The Daily Citizen published by veteran South Sudan leader Joseph Lagu says that the new nation should be called the Nile Republic.

This, it says, would be to recognise the most important geographical feature on earth running through this territory and discard any connection with the phrase Sudan because it is, inherently racist with a bad memory trigger.

Longest river

The editor argues that the Nile, which is the world’s longest river, cuts through the South Sudan and its name should be adopted by the new republic so as to inspire international imagination for a new nation.

"The obvious nation for us to claim as free, proud and dignified Africans is Nile Republic," the report says and adds that the phrase Sudan, though referring to the Land of the Black people has, historically been a euphemism for domination of Africans by Arabs.
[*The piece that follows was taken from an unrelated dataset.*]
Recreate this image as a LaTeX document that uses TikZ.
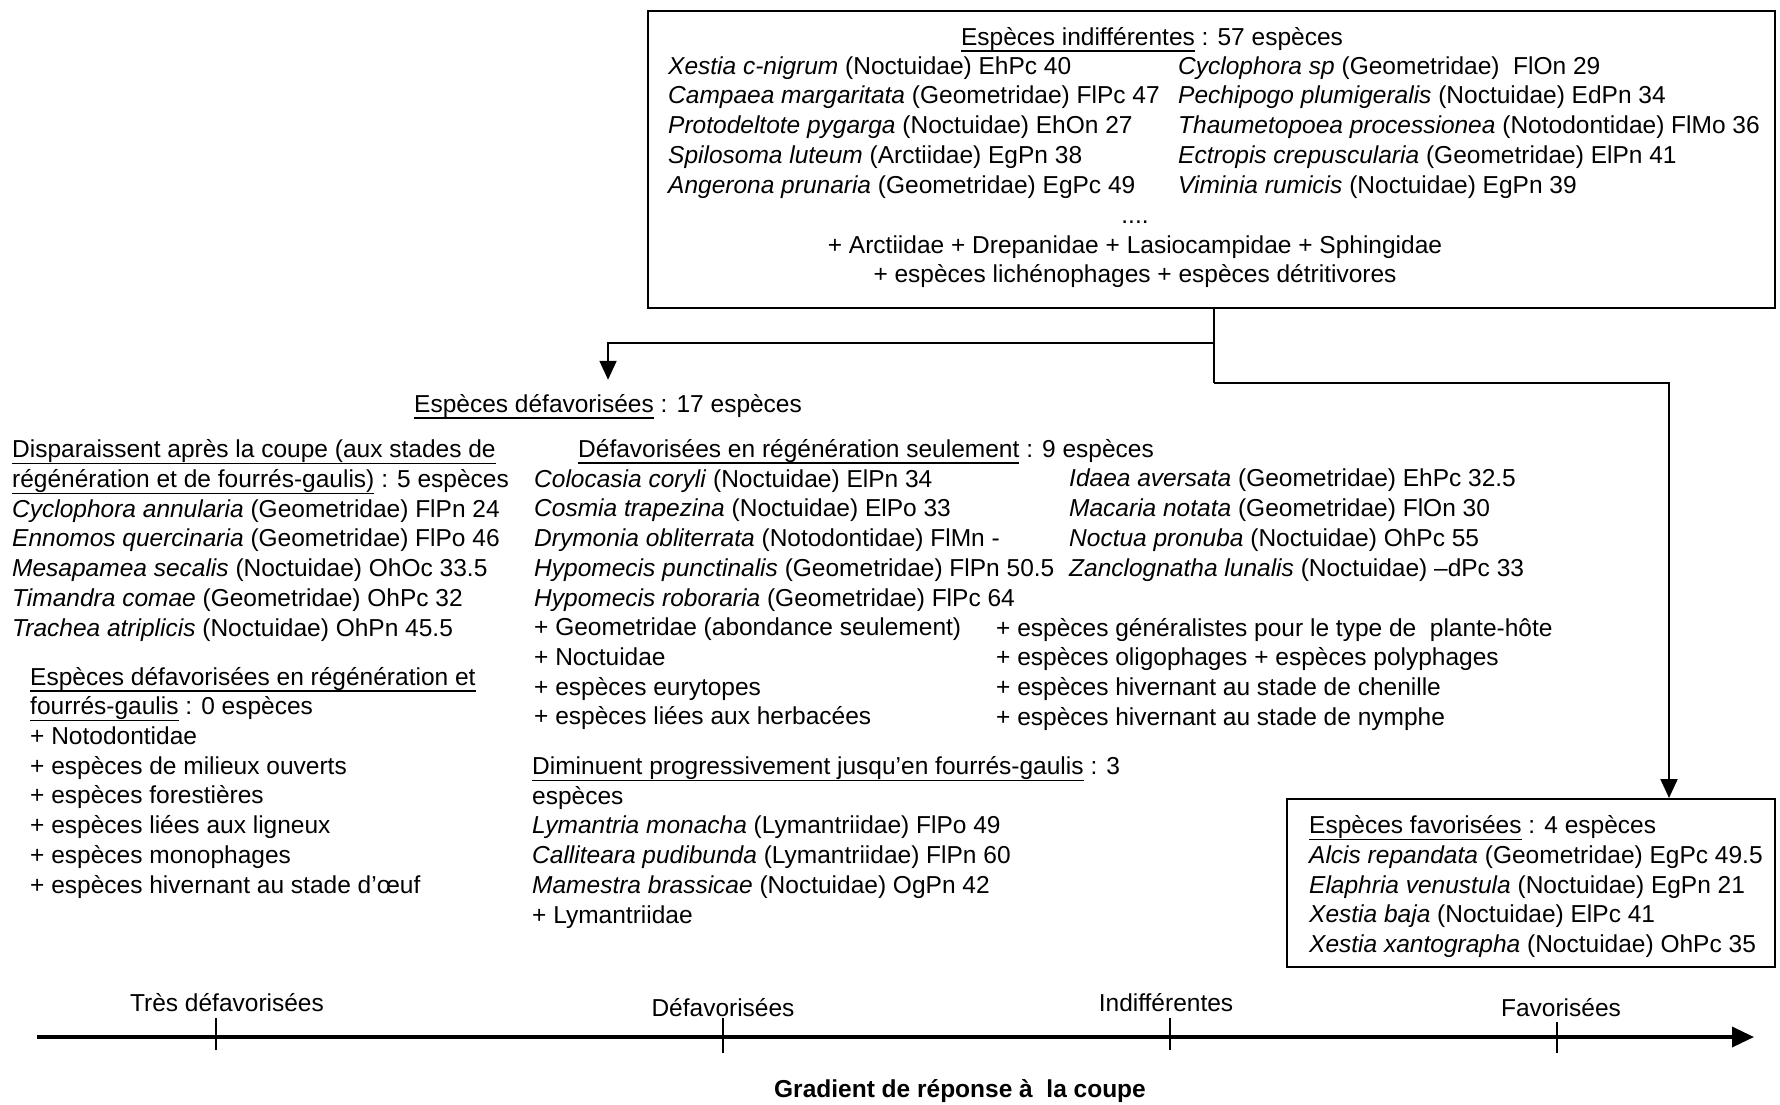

It says the new country should adopt a tag introduced by the "very Arabs who colonised us."

The local media is welcoming new statehood but cautioned that euphoria should not lead to post colonial misrule and mismanagement.

A report in the bi-weekly pro-separation, The Independent, alleges in its current issue that a radical Islamist group in Khartoum says the National Congress Party of President Omar Hassan al Bashir should impose Islamic law across North and South Sudan and the ongoing referendum should never have been allowed to take place.

Khartoum Monitor claims in its Tuesday issue that a Ugandan soldier and North Sudan soldiers have been arrested in Juba, with four boxes of 700 AK 47 bullets and concludes that the result of this vote "will be the creation of the world’s newest country on July 9, 2011 and South Sudan is on the "cusp of history."